Wednesday 20 January 2016

genetics - Understanding recombination scoring in family pedigrees


I am having some problems understanding recombination, and I am not sure what element I am missing here. This figure is an example from my text book. The pedigree belongs to a family with an autosomal dominant disease, typed for a marker with alleles A1-A6.



Figure 14.9 Human Molecular Genetics, 4ed. (© Garland Science)


So, all meioses are phase-known, meaning we know which combination of alleles was inherited from each parent. Apparently this leads us to be able to unambiguously score III1-III5 as non-recombinant (N) and III6 as recombinant (R).


This is were I get lost, I don't understand how it is possible to unambiguously score each individual as N or R. Also, if the disease is dominant, how is it possible that III6 is affected, as both alleles originate from the both unaffected I1 and II2?

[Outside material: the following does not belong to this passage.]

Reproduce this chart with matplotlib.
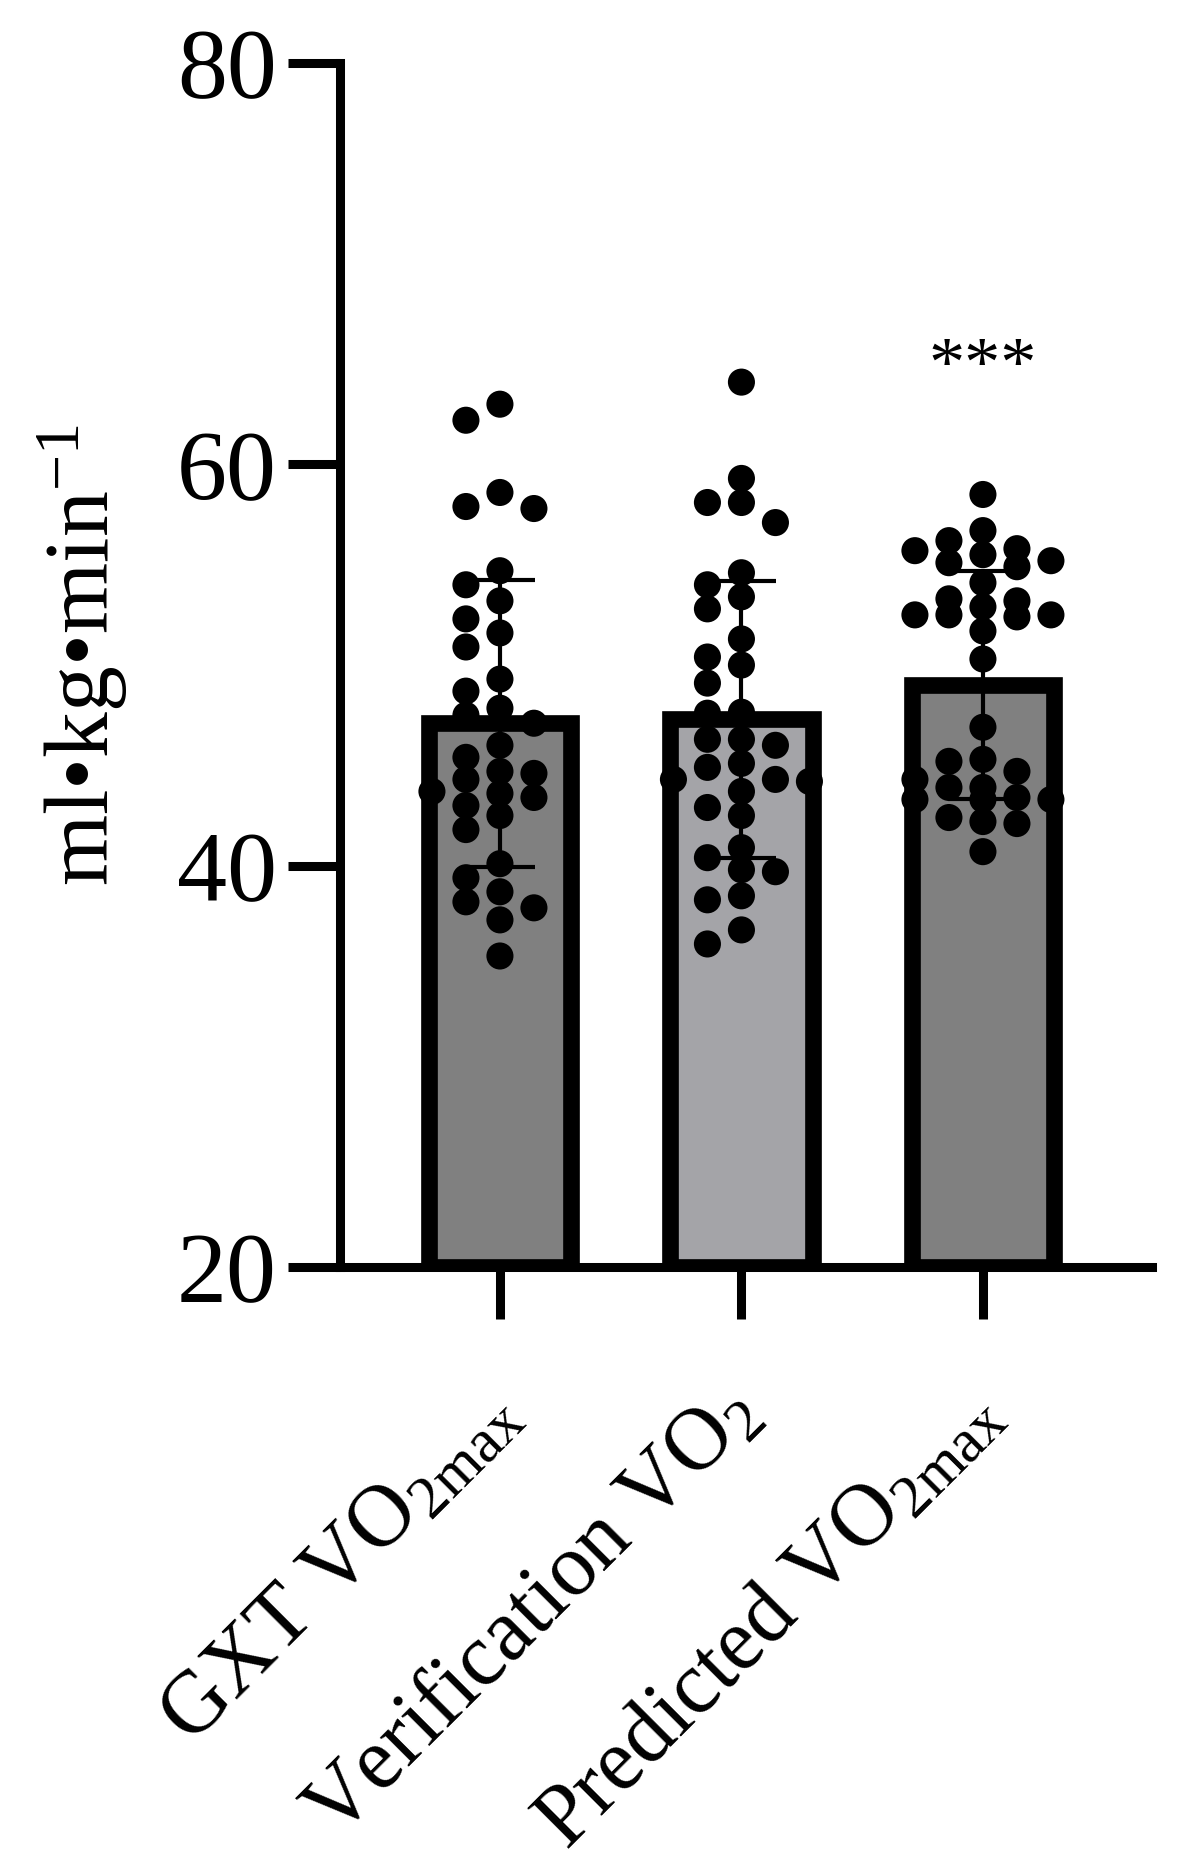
import numpy as np
import matplotlib
matplotlib.use("Agg")
import matplotlib.pyplot as plt
from matplotlib.transforms import ScaledTranslation

plt.rcParams['font.family'] = ['Liberation Serif', 'DejaVu Serif']
plt.rcParams['mathtext.fontset'] = 'custom'
plt.rcParams['mathtext.rm'] = 'Liberation Serif'
plt.rcParams['mathtext.it'] = 'Liberation Serif:italic'

# Daten
gruppen = ["GXT VO$_{\\mathrm{2max}}$", "Verification VO$_{\\mathrm{2}}$",
           "Predicted VO$_{\\mathrm{2max}}$"]
mittelwert = [47.1, 47.3, 49.0]
sd = [7.15, 6.9, 5.7]
farben = ["#808080", "#a4a4a8", "#808080"]

gxt = [63.0, 62.2, 58.6, 57.8, 57.9, 54.7, 54.0, 53.2, 52.3, 51.6, 50.9, 49.3,
       48.7, 47.85, 47.5, 47.1, 46.0, 45.4, 44.6, 44.7, 44.3, 43.4, 43.6, 43.7,
       43.0, 42.5, 41.8, 40.1, 39.4, 38.7, 38.2, 37.9, 37.3, 35.5]
verif = [64.1, 59.3, 58.1, 58.1, 57.1, 54.6, 54.0, 53.4, 52.8, 51.3, 50.4, 50.0,
         49.1, 47.6, 47.65, 46.3, 46.0, 46.3, 45.1, 44.9, 44.3, 44.2, 44.3, 43.7,
         42.9, 42.5, 40.9, 40.4, 39.7, 39.8, 38.5, 38.3, 36.8, 36.1]
pred = [58.5, 56.7, 55.7, 56.2, 55.8, 55.2, 54.9, 55.1, 55.5, 54.1, 53.2, 52.9,
        52.4, 52.5, 52.5, 52.5, 53.3, 51.7, 50.3, 46.9, 45.3, 45.2, 44.7, 43.9,
        44.3, 43.4, 43.3, 43.3, 43.3, 43.9, 42.4, 42.1, 42.2, 40.7]
punkte = [gxt, verif, pred]

yticks = [20, 40, 60, 80]

fig = plt.figure(figsize=(11.82, 18.66), dpi=100)
ax = fig.add_axes([0.2876, 0.321, 0.687, 0.6452])
ax.set_xlim(-0.6625, 2.70)
ax.set_ylim(20, 80)

x = np.arange(len(gruppen))

# Balken
ax.bar(x, np.array(mittelwert) - 20, bottom=20, width=0.59, color=farben,
       edgecolor="black", linewidth=12, zorder=2)


def swarm(werte, xc, durchm=22, schritt=34):
    # einfache Beeswarm-Anordnung in Pixeln, max. 2 Spalten zu jeder Seite
    werte = np.array(werte)
    reihenfolge = np.argsort(-werte)
    pix = ax.transData.transform(np.column_stack([np.full(len(werte), xc), werte]))
    gesetzt = []
    xs = np.zeros(len(werte))
    for i in reihenfolge:
        px, py = pix[i]
        bester, bester_abstand = px, -1
        for k in [0, -1, 1, -2, 2]:
            cx = px + k * schritt
            if gesetzt:
                abstand = min(np.hypot(cx - a, py - b) for a, b in gesetzt)
            else:
                abstand = 1e9
            if abstand >= durchm:
                bester = cx
                break
            if abstand > bester_abstand:
                bester, bester_abstand = cx, abstand
        gesetzt.append((bester, py))
        xs[i] = bester
    daten = ax.transData.inverted().transform(np.column_stack([xs, pix[:, 1]]))
    return daten[:, 0]


for i, werte in enumerate(punkte):
    xs = swarm(werte, x[i])
    ax.scatter(xs, werte, s=19.5 ** 2, color="black", edgecolors="none", zorder=3)

ax.errorbar(x, mittelwert, yerr=sd, fmt="none", ecolor="black", elinewidth=3,
            capsize=25, capthick=3, zorder=4)

ax.text(2, 63.9, "***", ha="center", va="baseline", fontsize=52)

# Achsen
for s in ["top", "right"]:
    ax.spines[s].set_visible(False)
for s in ["left", "bottom"]:
    ax.spines[s].set_linewidth(6.5)
    ax.spines[s].set_capstyle("projecting")

ax.set_yticks(yticks)
ax.set_xticks(x)
ax.tick_params(axis="both", width=6.5, length=37.5, labelsize=72, direction="out")
ax.tick_params(axis="y", pad=8)
ax.tick_params(axis="x", pad=38)
ax.set_xticklabels(gruppen, rotation=45, ha="right", va="top",
                   rotation_mode="anchor", fontsize=63)
verschiebung = ScaledTranslation(-0.24, 0, fig.dpi_scale_trans)
for lab in ax.get_xticklabels():
    lab.set_transform(lab.get_transform() + verschiebung)

fig.text(0.070, 0.649, "ml\u2022kg\u2022min$^{\\mathrm{-1}}$", rotation=90,
         ha="center", va="center", fontsize=66)

fig.savefig("out.png", dpi=100)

EDIT: Blue colour in the pedigree means the person is affected by disease, white symbolizes unaffected individuals. I believe the red stars symbolizes that the person carries the disease gene. That would mean blue corresponds to not carrying the disease gene. If this is the case The red colour of III2 is a fault in the figure.



Answer



Ns are not non-recombinant at the genomic level. What you know is that they do not show recombination events at the risk allele locus as subjects carrying the marker A1 show signs of the disease and similarly healthy subject do not carry the marker A1. Hence they are called non-recombinant. On top of that 3rd generation subjects (excepted III6) show combinations of alleles reflecting inheritance of one allele from each parent.


What is very important is that A1 is not the allele, it is the marker for the risk allele. This means that A1 is not directly the allele but a region of DNA close to the allele provoking the disease, sufficiently close to be co-inherited most of the time with the disease allele.


For III6 you actually know that a recombination must have happened as this subject obviously carry the risk allele (shows the disease) yet not the marker associated with it, therefore a recombination event happened between the marker and the disease allele.